Momtazuddin Ahmed (18 January 1935 – 2 June 2019) was a Bangladeshi playwright-actor and educationist. He was also active in the field of culture, performance, literature and other socio-political activities. His theatre activities were mostly in the field of satire.

Career
Ahmed taught Bengali, Sanskrit, and European drama in several non-government and government colleges for over 32 years. He served as a professor in the department of Bengali, at Jagannath University and a part-time lecturer at the department of Music and Dramatics, at the University of Dhaka.
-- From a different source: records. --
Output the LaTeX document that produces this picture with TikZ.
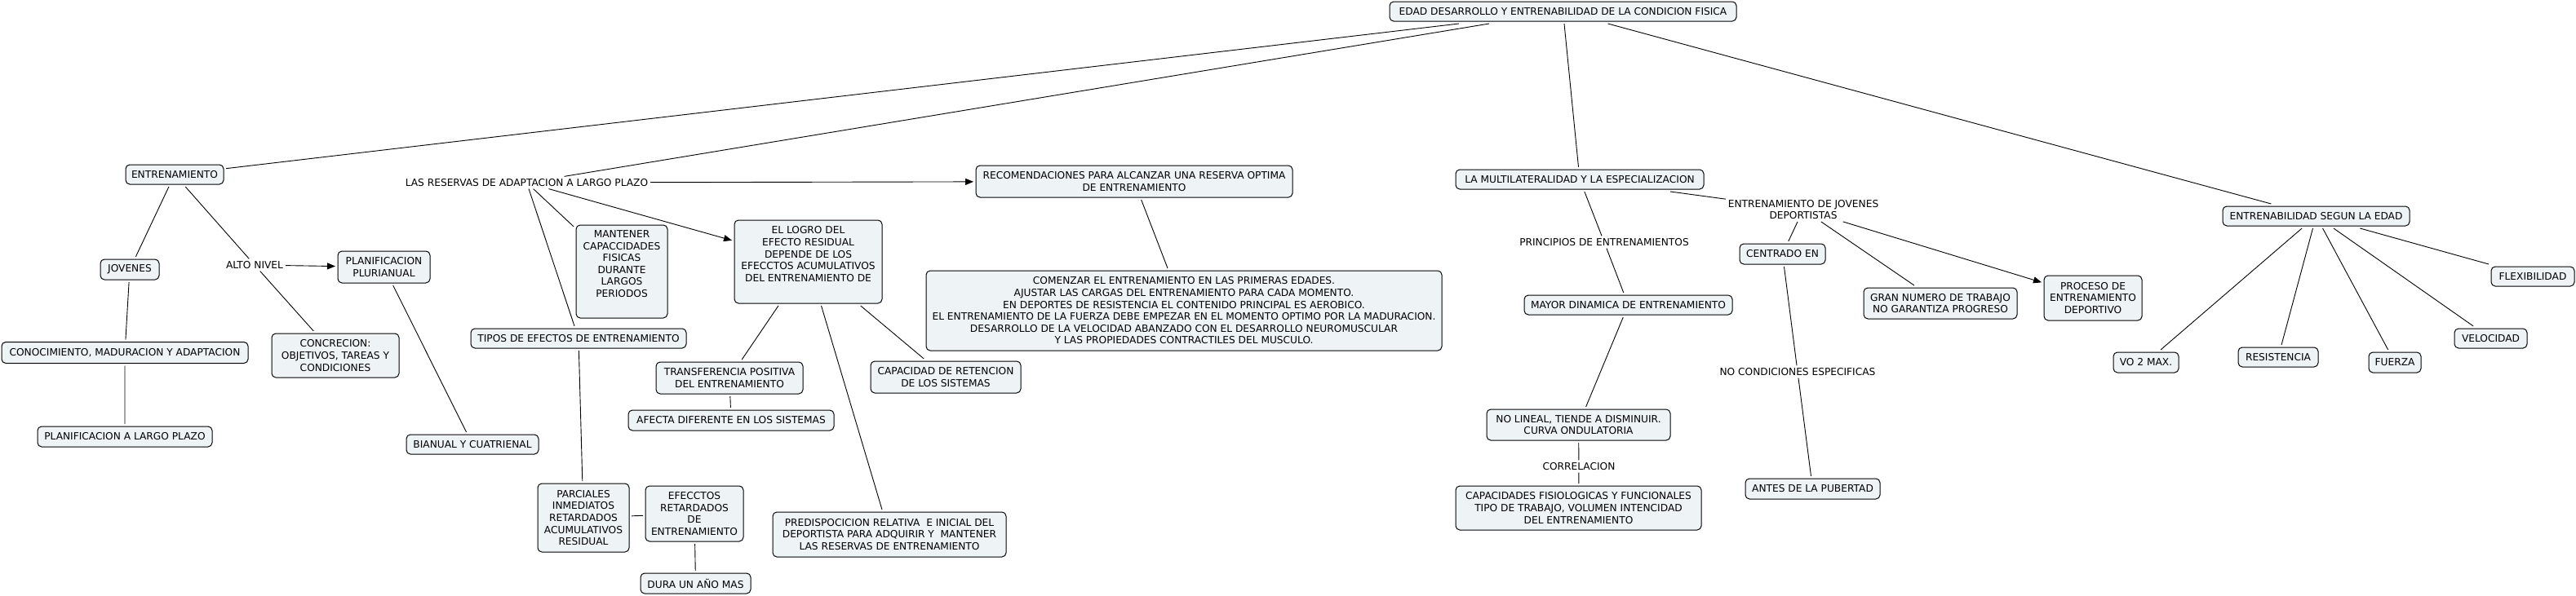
\documentclass[tikz,border=0pt]{standalone}
\usepackage{fontspec}
\setmainfont{DejaVu Sans}
\usetikzlibrary{arrows.meta}
\definecolor{cmapfill}{RGB}{238,243,246}

\begin{document}
\begin{tikzpicture}[x=1pt,y=-1pt,
  cbox/.style={draw,line width=1pt,rounded corners=5pt,fill=cmapfill,align=center,
    inner sep=2pt,outer sep=3pt,font=\fontsize{12.2}{14.6}\selectfont},
  lphrase/.style={align=center,inner sep=2pt,outer sep=1pt,font=\fontsize{12.2}{14.6}\selectfont},
  link/.style={line width=0.9pt},
  arrowlink/.style={link,-{Triangle[length=10pt,width=8pt]}}]
\useasboundingbox (0,0) rectangle (3157,731);
% top concept
\node[cbox,minimum width=425,minimum height=24](edad)at(1915.5,14){EDAD DESARROLLO Y ENTRENABILIDAD DE LA CONDICION FISICA};
% left branch
\node[cbox,minimum width=120,minimum height=24](entr)at(214,214){ENTRENAMIENTO};
\node[cbox,minimum width=72,minimum height=25](jov)at(159,330.5){JOVENES};
\node[cbox,minimum width=302,minimum height=26](conoc)at(153,432.5){CONOCIMIENTO, MADURACION Y ADAPTACION};
\node[cbox,minimum width=214,minimum height=25](plargo)at(153,535.5){PLANIFICACION A LARGO PLAZO};
\node[lphrase](alto)at(312,325){ALTO NIVEL};
\node[cbox,minimum width=113,minimum height=39](pluri)at(470.5,327.5){PLANIFICACION\\PLURIANUAL};
\node[cbox,minimum width=156,minimum height=54](concr)at(411,436){CONCRECION:\\OBJETIVOS, TAREAS Y\\CONDICIONES};
\node[cbox,minimum width=162,minimum height=24](bianual)at(579,545){BIANUAL Y CUATRIENAL};
% reserves
\node[lphrase](reserv)at(645.5,224){LAS RESERVAS DE ADAPTACION A LARGO PLAZO};
\node[cbox,minimum width=112,minimum height=114](mant)at(762,333){MANTENER\\CAPACCIDADES\\FISICAS\\DURANTE\\LARGOS\\PERIODOS\\\strut};
\node[cbox,minimum width=264,minimum height=24](tipos)at(709,415){TIPOS DE EFECTOS DE ENTRENAMIENTO};
\node[cbox,minimum width=112,minimum height=84](parc)at(715,635){PARCIALES\\INMEDIATOS\\RETARDADOS\\ACUMULATIVOS\\RESIDUAL};
\node[cbox,minimum width=120,minimum height=68](efec)at(851,630){EFECCTOS\\RETARDADOS\\DE\\ENTRENAMIENTO};
\node[cbox,minimum width=135,minimum height=25](dura)at(852.5,715.5){DURA UN AÑO MAS};
\node[cbox,minimum width=181,minimum height=102](logro)at(990.5,321){EL LOGRO DEL\\EFECTO RESIDUAL\\DEPENDE DE LOS\\EFECCTOS ACUMULATIVOS\\DEL ENTRENAMIENTO DE\\\strut};
\node[cbox,minimum width=180,minimum height=39](transf)at(894,463.5){TRANSFERENCIA POSITIVA\\DEL ENTRENAMIENTO};
\node[cbox,minimum width=252,minimum height=25](afecta)at(896,515.5){AFECTA DIFERENTE EN LOS SISTEMAS};
\node[cbox,minimum width=184,minimum height=39](capret)at(1159,462.5){CAPACIDAD DE RETENCION\\DE LOS SISTEMAS};
\node[cbox,minimum width=286,minimum height=55](predisp)at(1090,655.5){PREDISPOCICION RELATIVA~ E INICIAL DEL\\DEPORTISTA PARA ADQUIRIR Y~ MANTENER\\LAS RESERVAS DE ENTRENAMIENTO};
\node[cbox,minimum width=388,minimum height=39](recom)at(1390,222.5){RECOMENDACIONES PARA ALCANZAR UNA RESERVA OPTIMA\\DE ENTRENAMIENTO};
\node[cbox,minimum width=632,minimum height=98](comenz)at(1451,381){COMENZAR EL ENTRENAMIENTO EN LAS PRIMERAS EDADES.\\
  AJUSTAR LAS CARGAS DEL ENTRENAMIENTO PARA CADA MOMENTO.\\
  EN DEPORTES DE RESISTENCIA EL CONTENIDO PRINCIPAL ES AEROBICO.\\
  EL ENTRENAMIENTO DE LA FUERZA DEBE EMPEZAR EN EL MOMENTO OPTIMO POR LA MADURACION.\\
  DESARROLLO DE LA VELOCIDAD ABANZADO CON EL DESARROLLO NEUROMUSCULAR\\
  Y LAS PROPIEDADES CONTRACTILES DEL MUSCULO.};
% multilateralidad
\node[cbox,minimum width=304,minimum height=24](multi)at(1936,220){LA MULTILATERALIDAD Y LA ESPECIALIZACION};
\node[lphrase](princ)at(1966,297){PRINCIPIOS DE ENTRENAMIENTOS};
\node[cbox,minimum width=255,minimum height=24](mayor)at(1995.5,374){MAYOR DINAMICA DE ENTRENAMIENTO};
\node[cbox,minimum width=225,minimum height=38](nolin)at(1934.5,521){NO LINEAL, TIENDE A DISMINUIR.\\CURVA ONDULATORIA};
\node[lphrase](correl)at(1935,572){CORRELACION};
\node[cbox,minimum width=301,minimum height=54](capfis)at(1934.5,623){CAPACIDADES FISIOLOGICAS Y FUNCIONALES\\TIPO DE TRABAJO, VOLUMEN INTENCIDAD\\DEL ENTRENAMIENTO};
\node[lphrase](jovdep)at(2210,257){ENTRENAMIENTO DE JOVENES\\DEPORTISTAS};
\node[cbox,minimum width=105,minimum height=25](centr)at(2184.5,311.5){CENTRADO EN};
\node[lphrase](nocond)at(2203,456){NO CONDICIONES ESPECIFICAS};
\node[cbox,minimum width=165,minimum height=25](antes)at(2221.5,599.5){ANTES DE LA PUBERTAD};
\node[cbox,minimum width=188,minimum height=38](gran)at(2378,372){GRAN NUMERO DE TRABAJO\\NO GARANTIZA PROGRESO};
\node[cbox,minimum width=120,minimum height=55](proceso)at(2565,365.5){PROCESO DE\\ENTRENAMIENTO\\DEPORTIVO};
% entrenabilidad
\node[cbox,minimum width=229,minimum height=24](entrenab)at(2838.5,265){ENTRENABILIDAD SEGUN LA EDAD};
\node[cbox,minimum width=80,minimum height=25](vo)at(2630,444.5){VO 2 MAX.};
\node[cbox,minimum width=98,minimum height=24](resist)at(2792,438){RESISTENCIA};
\node[cbox,minimum width=64,minimum height=25](fuerza)at(2935,444.5){FUERZA};
\node[cbox,minimum width=89,minimum height=24](veloc)at(3052.5,415){VELOCIDAD};
\node[cbox,minimum width=102,minimum height=24](flex)at(3104,339){FLEXIBILIDAD};
% connectors
\draw[link](edad)--(entr)(edad)--(reserv)(edad)--(multi)(edad)--(entrenab);
\draw[link](entr)--(jov)(jov)--(conoc)(conoc)--(plargo)(entr)--(alto)(alto)--(concr)(pluri)--(bianual);
\draw[arrowlink](alto)--(pluri);
\draw[link](reserv)--(mant)(reserv)--(tipos)(tipos)--(parc)(parc)--(efec)(efec)--(dura);
\draw[arrowlink](reserv)--(recom);
\draw[arrowlink](reserv)--(logro);
\draw[link](logro)--(transf)(transf)--(afecta)(logro)--(predisp)(logro)--(capret)(recom)--(comenz);
\draw[link](multi)--(princ)(princ)--(mayor)(mayor)--(nolin)(nolin)--(correl)(correl)--(capfis);
\draw[link](multi)--(jovdep)(jovdep)--(centr)(centr)--(nocond)(nocond)--(antes)(jovdep)--(gran);
\draw[arrowlink](jovdep)--(proceso);
\draw[link](entrenab)--(vo)(entrenab)--(resist)(entrenab)--(fuerza)(entrenab)--(veloc)(entrenab)--(flex);
\end{tikzpicture}
\end{document}
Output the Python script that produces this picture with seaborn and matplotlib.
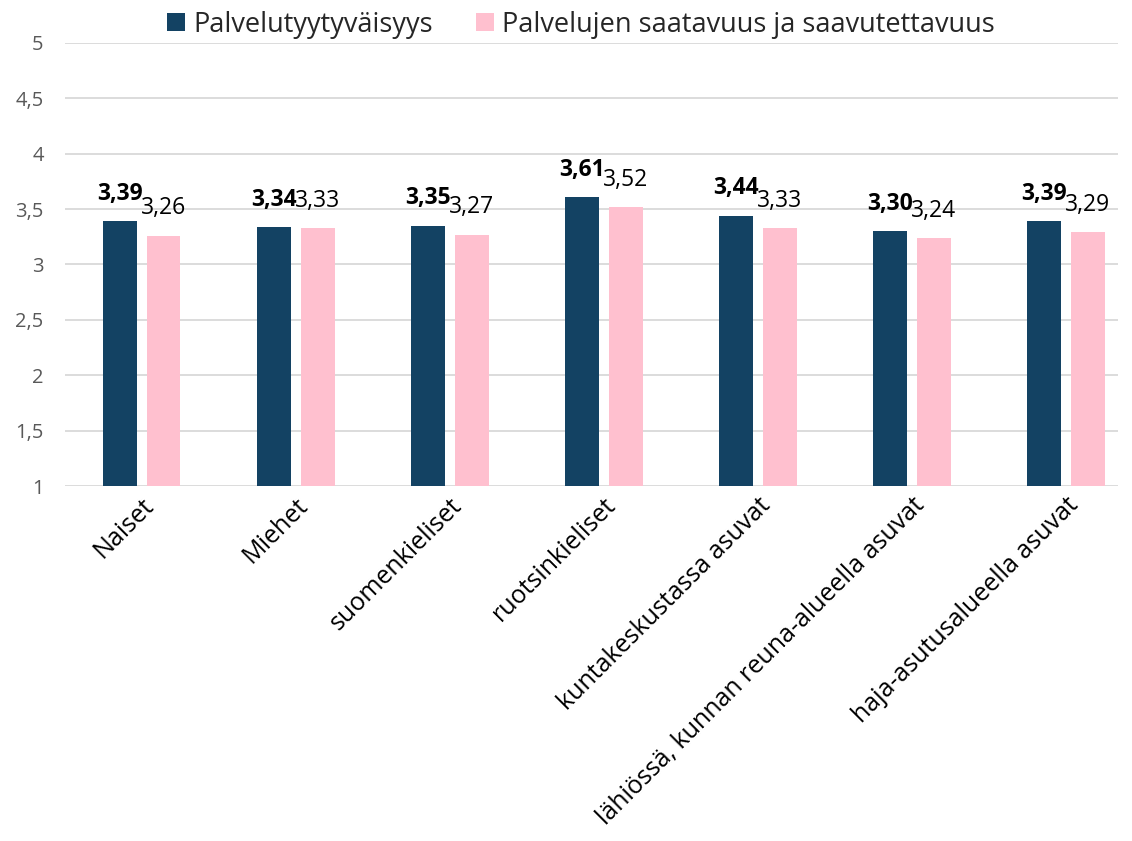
import pandas as pd
import seaborn as sns
import matplotlib.pyplot as plt

categories = ['Naiset', 'Miehet', 'suomenkieliset', 'ruotsinkieliset',
              'kuntakeskustassa asuvat', 'lähiössä, kunnan reuna-alueella asuvat',
              'haja-asutusalueella asuvat']
tyytyvaisyys = [3.39, 3.34, 3.35, 3.61, 3.44, 3.30, 3.39]
saatavuus = [3.26, 3.33, 3.27, 3.52, 3.33, 3.24, 3.29]
series = ['Palvelutyytyväisyys', 'Palvelujen saatavuus ja saavutettavuus']
colors = ['#134263', '#ffc0cf']

df = pd.DataFrame({
    'ryhma': categories * 2,
    'arvo': tyytyvaisyys + saatavuus,
    'sarja': [series[0]] * len(categories) + [series[1]] * len(categories),
})

sns.set_style('white')
plt.rcParams['font.family'] = ['Open Sans', 'DejaVu Sans']

fig, ax = plt.subplots(figsize=(11.32, 8.41), dpi=100)
fig.subplots_adjust(left=0.057, right=0.988, top=0.949, bottom=0.422)

sns.barplot(data=df, x='ryhma', y='arvo', hue='sarja', palette=colors,
            width=0.57, gap=0.23, ax=ax, saturation=1, edgecolor='none')

ax.set_xlim(-0.5, 6.34)
ax.set_ylim(1, 5)
ax.set_yticks([1, 1.5, 2, 2.5, 3, 3.5, 4, 4.5, 5])
ax.set_yticklabels([f'{v:g}'.replace('.', ',') for v in ax.get_yticks()],
                   color='#595959', fontsize=14.5)
ax.yaxis.grid(True, color='#d9d9d9', linewidth=1.3)
ax.set_axisbelow(True)
ax.tick_params(axis='y', length=0, pad=15)
ax.tick_params(axis='x', length=0, pad=5)
for s in ax.spines.values():
    s.set_visible(False)
ax.set_xlabel('')
ax.set_ylabel('')
plt.setp(ax.get_xticklabels(), rotation=45, ha='right', rotation_mode='anchor',
         fontsize=18, color='black')

# data labels
for i, cont in enumerate(ax.containers):
    labels = [f'{v:.2f}'.replace('.', ',') for v in cont.datavalues]
    if i == 0:
        ax.bar_label(cont, labels=labels, padding=11, fontsize=16.5,
                     fontweight='bold', color='black')
    else:
        ax.bar_label(cont, labels=labels, padding=11, fontsize=16.5,
                     color='black')

ax.legend(loc='lower center', bbox_to_anchor=(0.49, 0.985), ncol=2, frameon=False,
          fontsize=19.5, handlelength=0.65, handleheight=0.65, handletextpad=0.3,
          columnspacing=1.6, borderaxespad=0)

fig.savefig('out.png', dpi=100)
Ahmed was involved in teaching, writing and acting in his career. He was an activist at the Bengali language movement.

Rabindra Bharati University included his writings  Raja Onushwarer Pala and Ki Chaho Shankhachil in its curriculum. Ahmed was in charge of formulating the national curriculum and text books from 1976 to 1978.

Ahmed was a director of the Department of Research and Publications at Bangladesh Shilpakala Academy during 1977–1980. Later, he served the Bangladesh Permanent Mission to the United Nations as cultural minister.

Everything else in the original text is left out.